■ **Instructions to follow**
Emit the data below verbatim, stripping out any pictures.

■ **Given information**
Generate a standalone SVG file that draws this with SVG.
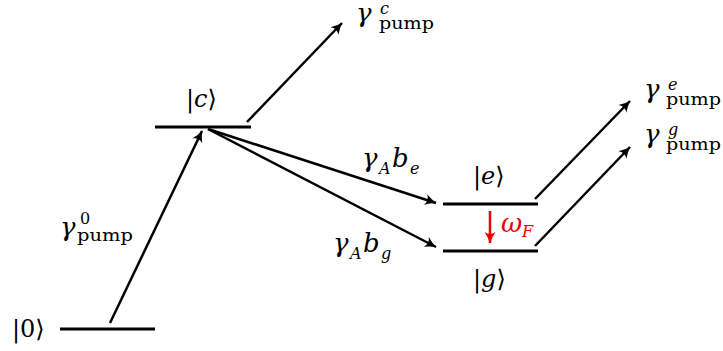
<svg xmlns="http://www.w3.org/2000/svg" width="723" height="351" viewBox="0 0 723 351">
<style>
.t{font-family:'DejaVu Serif','Liberation Serif',serif;fill:#000}
.lvl{stroke:#000;stroke-width:3;fill:none}
.ar{stroke:#000;stroke-width:2.5;fill:none;marker-end:url(#ah)}
.arr{stroke:#e00;stroke-width:2.5;fill:none;marker-end:url(#ahr)}
.k{font-size:24px}
.m{font-style:italic}
.g{font-size:26px;font-style:italic}
.s{font-size:16px}
.red{fill:#e00}
</style>
<defs>
<marker id="ah" viewBox="-12 -7 14 14" refX="0" refY="0" markerWidth="14" markerHeight="14" markerUnits="userSpaceOnUse" orient="auto">
<path d="M-11,-5.5 Q-5,-1.5 0.5,0 Q-5,1.5 -11,5.5 Q-7,0 -11,-5.5 Z" fill="#000"/>
</marker>
<marker id="ahr" viewBox="-12 -7 14 14" refX="0" refY="0" markerWidth="14" markerHeight="14" markerUnits="userSpaceOnUse" orient="auto">
<path d="M-11,-5.5 Q-5,-1.5 0.5,0 Q-5,1.5 -11,5.5 Q-7,0 -11,-5.5 Z" fill="#e00"/>
</marker>
</defs>
<g class="t">
<g id="level0">
<line class="lvl" x1="60" y1="329" x2="155" y2="329"/>
<text class="k" x="12" y="337">|0⟩</text>
</g>
<g id="levelc">
<line class="lvl" x1="155" y1="127" x2="251" y2="127"/>
<text class="k" x="186" y="107">|<tspan class="m">c</tspan>⟩</text>
</g>
<g id="levele">
<line class="lvl" x1="443" y1="204" x2="538" y2="204"/>
<text class="k" x="473" y="184">|<tspan class="m">e</tspan>⟩</text>
</g>
<g id="levelg">
<line class="lvl" x1="443" y1="251" x2="538" y2="251"/>
<text class="k" x="473" y="287">|<tspan class="m">g</tspan>⟩</text>
</g>
<g id="label-pump0">
<text class="g" x="60" y="236">γ</text>
<text class="s" x="80" y="224">0</text>
<text class="s" x="77" y="241" textLength="56" lengthAdjust="spacingAndGlyphs">pump</text>
</g>
<g id="label-pumpc">
<text class="g" x="356" y="22">γ</text>
<text class="s m" x="380" y="14">c</text>
<text class="s" x="379" y="29" textLength="55" lengthAdjust="spacingAndGlyphs">pump</text>
</g>
<g id="label-pumpe">
<text class="g" x="644" y="98">γ</text>
<text class="s m" x="668" y="90">e</text>
<text class="s" x="666" y="105" textLength="55" lengthAdjust="spacingAndGlyphs">pump</text>
</g>
<g id="label-pumpg">
<text class="g" x="644" y="143">γ</text>
<text class="s m" x="668" y="135">g</text>
<text class="s" x="666" y="150" textLength="55" lengthAdjust="spacingAndGlyphs">pump</text>
</g>
<g id="label-be">
<text class="g" x="362" y="167">γ</text>
<text class="s m" x="379" y="174">A</text>
<text class="g" x="392" y="167">b</text>
<text class="s m" x="410" y="174">e</text>
</g>
<g id="label-bg">
<text class="g" x="333" y="252">γ</text>
<text class="s m" x="350" y="259">A</text>
<text class="g" x="363" y="252">b</text>
<text class="s m" x="381" y="259">g</text>
</g>
<g id="label-omega">
<text class="g red" x="501" y="232">ω</text>
<text class="s m red" x="522" y="237">F</text>
</g>
</g>
<g id="connectors">
<line class="ar" x1="110" y1="323" x2="202" y2="131"/>
<line class="ar" x1="247" y1="122" x2="342" y2="23"/>
<line class="ar" x1="208" y1="129" x2="436" y2="203"/>
<line class="ar" x1="208" y1="129" x2="436" y2="247"/>
<line class="ar" x1="535" y1="199" x2="630" y2="101"/>
<line class="ar" x1="535" y1="246" x2="630" y2="147"/>
<line class="arr" x1="490" y1="211" x2="490" y2="243"/>
</g>
</svg>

■ **Response to this task**
Generate a standalone SVG file that draws this with SVG.
<svg xmlns="http://www.w3.org/2000/svg" width="723" height="351" viewBox="0 0 723 351">
<style>
.t{font-family:'DejaVu Serif','Liberation Serif',serif;fill:#000}
.lvl{stroke:#000;stroke-width:3;fill:none}
.ar{stroke:#000;stroke-width:2.5;fill:none;marker-end:url(#ah)}
.arr{stroke:#e00;stroke-width:2.5;fill:none;marker-end:url(#ahr)}
.k{font-size:24px}
.m{font-style:italic}
.g{font-size:26px;font-style:italic}
.s{font-size:16px}
.red{fill:#e00}
</style>
<defs>
<marker id="ah" viewBox="-12 -7 14 14" refX="0" refY="0" markerWidth="14" markerHeight="14" markerUnits="userSpaceOnUse" orient="auto">
<path d="M-11,-5.5 Q-5,-1.5 0.5,0 Q-5,1.5 -11,5.5 Q-7,0 -11,-5.5 Z" fill="#000"/>
</marker>
<marker id="ahr" viewBox="-12 -7 14 14" refX="0" refY="0" markerWidth="14" markerHeight="14" markerUnits="userSpaceOnUse" orient="auto">
<path d="M-11,-5.5 Q-5,-1.5 0.5,0 Q-5,1.5 -11,5.5 Q-7,0 -11,-5.5 Z" fill="#e00"/>
</marker>
</defs>
<g class="t">
<g id="level0">
<line class="lvl" x1="60" y1="329" x2="155" y2="329"/>
<text class="k" x="12" y="337">|0⟩</text>
</g>
<g id="levelc">
<line class="lvl" x1="155" y1="127" x2="251" y2="127"/>
<text class="k" x="186" y="107">|<tspan class="m">c</tspan>⟩</text>
</g>
<g id="levele">
<line class="lvl" x1="443" y1="204" x2="538" y2="204"/>
<text class="k" x="473" y="184">|<tspan class="m">e</tspan>⟩</text>
</g>
<g id="levelg">
<line class="lvl" x1="443" y1="251" x2="538" y2="251"/>
<text class="k" x="473" y="287">|<tspan class="m">g</tspan>⟩</text>
</g>
<g id="label-pump0">
<text class="g" x="60" y="236">γ</text>
<text class="s" x="80" y="224">0</text>
<text class="s" x="77" y="241" textLength="56" lengthAdjust="spacingAndGlyphs">pump</text>
</g>
<g id="label-pumpc">
<text class="g" x="356" y="22">γ</text>
<text class="s m" x="380" y="14">c</text>
<text class="s" x="379" y="29" textLength="55" lengthAdjust="spacingAndGlyphs">pump</text>
</g>
<g id="label-pumpe">
<text class="g" x="644" y="98">γ</text>
<text class="s m" x="668" y="90">e</text>
<text class="s" x="666" y="105" textLength="55" lengthAdjust="spacingAndGlyphs">pump</text>
</g>
<g id="label-pumpg">
<text class="g" x="644" y="143">γ</text>
<text class="s m" x="668" y="135">g</text>
<text class="s" x="666" y="150" textLength="55" lengthAdjust="spacingAndGlyphs">pump</text>
</g>
<g id="label-be">
<text class="g" x="362" y="167">γ</text>
<text class="s m" x="379" y="174">A</text>
<text class="g" x="392" y="167">b</text>
<text class="s m" x="410" y="174">e</text>
</g>
<g id="label-bg">
<text class="g" x="333" y="252">γ</text>
<text class="s m" x="350" y="259">A</text>
<text class="g" x="363" y="252">b</text>
<text class="s m" x="381" y="259">g</text>
</g>
<g id="label-omega">
<text class="g red" x="501" y="232">ω</text>
<text class="s m red" x="522" y="237">F</text>
</g>
</g>
<g id="connectors">
<line class="ar" x1="110" y1="323" x2="202" y2="131"/>
<line class="ar" x1="247" y1="122" x2="342" y2="23"/>
<line class="ar" x1="208" y1="129" x2="436" y2="203"/>
<line class="ar" x1="208" y1="129" x2="436" y2="247"/>
<line class="ar" x1="535" y1="199" x2="630" y2="101"/>
<line class="ar" x1="535" y1="246" x2="630" y2="147"/>
<line class="arr" x1="490" y1="211" x2="490" y2="243"/>
</g>
</svg>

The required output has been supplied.